According to the Texas Department of Public Safety, over 209,000 criminal aliens have been detained in local Texas correctional facilities and charged with more than 330,000 criminal offenses between June 1, 2011 and November 30, 2019. Their arrests resulted in over 276 homicide convictions; 15,121 assault convictions; 3,418 burglary convictions; 19,477 drug convictions; 192 kidnapping convictions; 7,586 theft convictions; 12,174 obstructing police convictions; 1,096 robbery convictions; 1,932 sexual assault convictions; 2,551 sexual offense convictions; and 1,409 weapon convictions.
If the United States had a secure southern border and an effective interior enforcement system, hundreds of Americans, who were killed or murdered by criminal aliens would be alive today and their families would not be grieving their loss; children sexually abused by criminal aliens would have never been sanctioned for endangerment while taxpayers bear the soaring costs of illegal immigration.
Immediately after We Build The Wall constructed a wall in Sunland Park, New Mexico over Memorial Day Weekend, IBCW Commissioner Jayne Harkins immediately ordered the gate to be permanently padlocked open.
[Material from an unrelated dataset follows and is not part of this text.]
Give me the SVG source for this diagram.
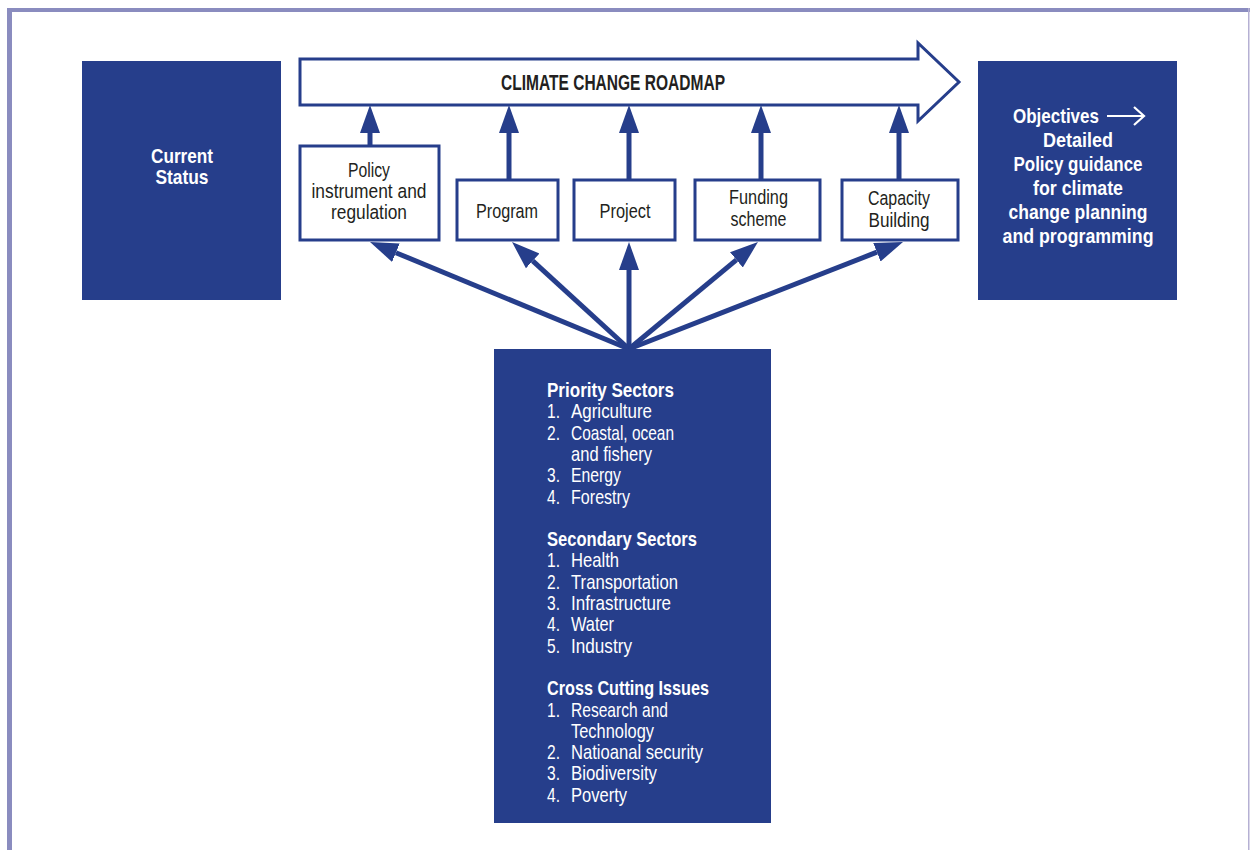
<svg xmlns="http://www.w3.org/2000/svg" width="1250" height="850" viewBox="0 0 1250 850">
<defs>
<style>
.blue{fill:#263e8b}
.box{fill:#fff;stroke:#263e8b;stroke-width:3}
.t{font-family:"Liberation Sans",Arial,sans-serif;font-size:20.5px;fill:#231f20;text-anchor:middle}
.w{font-family:"Liberation Sans",Arial,sans-serif;font-size:21px;fill:#fff}
.b{font-weight:bold}
.c{text-anchor:middle}
.ln{stroke:#263e8b;stroke-width:5;fill:none}
</style>
<marker id="ah" markerUnits="userSpaceOnUse" viewBox="0 -11 30 22" refX="0" refY="0" markerWidth="30" markerHeight="22" orient="auto">
<path d="M0,-10 L28,0 L0,10 Z" fill="#263e8b"/>
</marker>
</defs>
<rect width="1250" height="850" fill="#fff"/>
<g id="frame">
<rect x="7" y="8" width="1243" height="4" fill="#8a8cbf"/>
<rect x="7" y="8" width="5" height="842" fill="#8a8cbf"/>
<rect x="1248" y="8" width="1.5" height="842" fill="#b5b0d3"/>
</g>
<g id="connectors">
<line class="ln" x1="370" y1="146" x2="370" y2="133" marker-end="url(#ah)"/>
<line class="ln" x1="509" y1="180" x2="509" y2="133" marker-end="url(#ah)"/>
<line class="ln" x1="629" y1="180" x2="629" y2="133" marker-end="url(#ah)"/>
<line class="ln" x1="761" y1="180" x2="761" y2="133" marker-end="url(#ah)"/>
<line class="ln" x1="899" y1="180" x2="899" y2="133" marker-end="url(#ah)"/>
<line class="ln" x1="629" y1="349" x2="395.9" y2="252.7" marker-end="url(#ah)"/>
<line class="ln" x1="629" y1="349" x2="532.7" y2="260.9" marker-end="url(#ah)"/>
<line class="ln" x1="629" y1="349" x2="629" y2="270" marker-end="url(#ah)"/>
<line class="ln" x1="629" y1="349" x2="736.4" y2="259.9" marker-end="url(#ah)"/>
<line class="ln" x1="629" y1="349" x2="876.9" y2="252.2" marker-end="url(#ah)"/>
</g>
<g id="current-status">
<rect class="blue" x="82" y="61" width="199" height="239"/>
<text class="w b c" x="182" y="163" textLength="62" lengthAdjust="spacingAndGlyphs">Current</text>
<text class="w b c" x="182" y="184" textLength="53" lengthAdjust="spacingAndGlyphs">Status</text>
</g>
<g id="roadmap">
<polygon points="300,59 918,59 918,43 959,82 918,121 918,105 300,105" fill="#fff" stroke="#263e8b" stroke-width="3"/>
<text class="t b" x="613" y="90" style="font-size:22px" textLength="224" lengthAdjust="spacingAndGlyphs">CLIMATE CHANGE ROADMAP</text>
</g>
<g id="objectives">
<rect class="blue" x="978" y="61" width="199" height="239"/>
<text class="w b" x="1013" y="122.5" textLength="86" lengthAdjust="spacingAndGlyphs">Objectives</text>
<path d="M1107,116 H1144 M1134,107 L1144,116 L1134,125" stroke="#fff" stroke-width="2.2" fill="none"/>
<text class="w b c" x="1078" y="146.5" textLength="70" lengthAdjust="spacingAndGlyphs">Detailed</text>
<text class="w b c" x="1078" y="170.5" textLength="129" lengthAdjust="spacingAndGlyphs">Policy guidance</text>
<text class="w b c" x="1078" y="194.5" textLength="90" lengthAdjust="spacingAndGlyphs">for climate</text>
<text class="w b c" x="1078" y="218.5" textLength="139" lengthAdjust="spacingAndGlyphs">change planning</text>
<text class="w b c" x="1078" y="242.5" textLength="151" lengthAdjust="spacingAndGlyphs">and programming</text>
</g>
<g id="policy">
<rect class="box" x="300" y="146" width="139" height="94"/>
<text class="t" x="369" y="177" textLength="42" lengthAdjust="spacingAndGlyphs">Policy</text>
<text class="t" x="369" y="198" textLength="115" lengthAdjust="spacingAndGlyphs">instrument and</text>
<text class="t" x="369" y="219" textLength="76" lengthAdjust="spacingAndGlyphs">regulation</text>
</g>
<g id="program">
<rect class="box" x="457" y="180" width="101" height="60"/>
<text class="t" x="507" y="218" textLength="62" lengthAdjust="spacingAndGlyphs">Program</text>
</g>
<g id="project">
<rect class="box" x="574" y="180" width="101" height="60"/>
<text class="t" x="625" y="218" textLength="51" lengthAdjust="spacingAndGlyphs">Project</text>
</g>
<g id="funding">
<rect class="box" x="695" y="180" width="125" height="60"/>
<text class="t" x="758.5" y="204" textLength="59" lengthAdjust="spacingAndGlyphs">Funding</text>
<text class="t" x="758.5" y="225.5" textLength="56" lengthAdjust="spacingAndGlyphs">scheme</text>
</g>
<g id="capacity">
<rect class="box" x="842" y="180" width="116" height="60"/>
<text class="t" x="899" y="205" textLength="62" lengthAdjust="spacingAndGlyphs">Capacity</text>
<text class="t" x="899" y="226.5" textLength="61" lengthAdjust="spacingAndGlyphs">Building</text>
</g>
<g id="sectors">
<rect class="blue" x="494" y="349" width="277" height="474"/>
<g class="w">
<text class="b" x="547" y="397" textLength="127" lengthAdjust="spacingAndGlyphs">Priority Sectors</text>
<text x="547" y="418.3" textLength="13" lengthAdjust="spacingAndGlyphs">1.</text><text x="571" y="418.3" textLength="81" lengthAdjust="spacingAndGlyphs">Agriculture</text>
<text x="547" y="439.6" textLength="13" lengthAdjust="spacingAndGlyphs">2.</text><text x="571" y="439.6" textLength="103" lengthAdjust="spacingAndGlyphs">Coastal, ocean</text>
<text x="571" y="460.9" textLength="81" lengthAdjust="spacingAndGlyphs">and fishery</text>
<text x="547" y="482.2" textLength="13" lengthAdjust="spacingAndGlyphs">3.</text><text x="571" y="482.2" textLength="50" lengthAdjust="spacingAndGlyphs">Energy</text>
<text x="547" y="503.5" textLength="13" lengthAdjust="spacingAndGlyphs">4.</text><text x="571" y="503.5" textLength="59" lengthAdjust="spacingAndGlyphs">Forestry</text>
<text class="b" x="547" y="546.1" textLength="150" lengthAdjust="spacingAndGlyphs">Secondary Sectors</text>
<text x="547" y="567.4" textLength="13" lengthAdjust="spacingAndGlyphs">1.</text><text x="571" y="567.4" textLength="48" lengthAdjust="spacingAndGlyphs">Health</text>
<text x="547" y="588.7" textLength="13" lengthAdjust="spacingAndGlyphs">2.</text><text x="571" y="588.7" textLength="107" lengthAdjust="spacingAndGlyphs">Transportation</text>
<text x="547" y="610" textLength="13" lengthAdjust="spacingAndGlyphs">3.</text><text x="571" y="610" textLength="100" lengthAdjust="spacingAndGlyphs">Infrastructure</text>
<text x="547" y="631.3" textLength="13" lengthAdjust="spacingAndGlyphs">4.</text><text x="571" y="631.3" textLength="43" lengthAdjust="spacingAndGlyphs">Water</text>
<text x="547" y="652.6" textLength="13" lengthAdjust="spacingAndGlyphs">5.</text><text x="571" y="652.6" textLength="61" lengthAdjust="spacingAndGlyphs">Industry</text>
<text class="b" x="547" y="695.2" textLength="162" lengthAdjust="spacingAndGlyphs">Cross Cutting Issues</text>
<text x="547" y="716.5" textLength="13" lengthAdjust="spacingAndGlyphs">1.</text><text x="571" y="716.5" textLength="97" lengthAdjust="spacingAndGlyphs">Research and</text>
<text x="571" y="737.8" textLength="83" lengthAdjust="spacingAndGlyphs">Technology</text>
<text x="547" y="759.1" textLength="13" lengthAdjust="spacingAndGlyphs">2.</text><text x="571" y="759.1" textLength="132" lengthAdjust="spacingAndGlyphs">Natioanal security</text>
<text x="547" y="780.4" textLength="13" lengthAdjust="spacingAndGlyphs">3.</text><text x="571" y="780.4" textLength="86" lengthAdjust="spacingAndGlyphs">Biodiversity</text>
<text x="547" y="801.7" textLength="13" lengthAdjust="spacingAndGlyphs">4.</text><text x="571" y="801.7" textLength="56" lengthAdjust="spacingAndGlyphs">Poverty</text>
</g>
</g>
</svg>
Surveillance footage from the site, which could be mistaken as a scene from The Walking Dead, shows hundreds of illegal immigrants rampaging into the United States just moments after IBWC staffers chained the gate open.
The IBCW’s anti-Trump neighbor at the National Butterfly Sanctuary is also suing We Build The Wall to stop wall construction.
A Texas district judge on Dec. 4 issued a temporary restraining order mandating We Build the Wall to stop construction on land near property owned by the National Butterfly Center, citing the project’s potential for “imminent and irreparable harm” to a border butterfly sanctuary.
Clearly, the safety of insects and the river are a priority over the lives of American citizens and U.S sovereignty.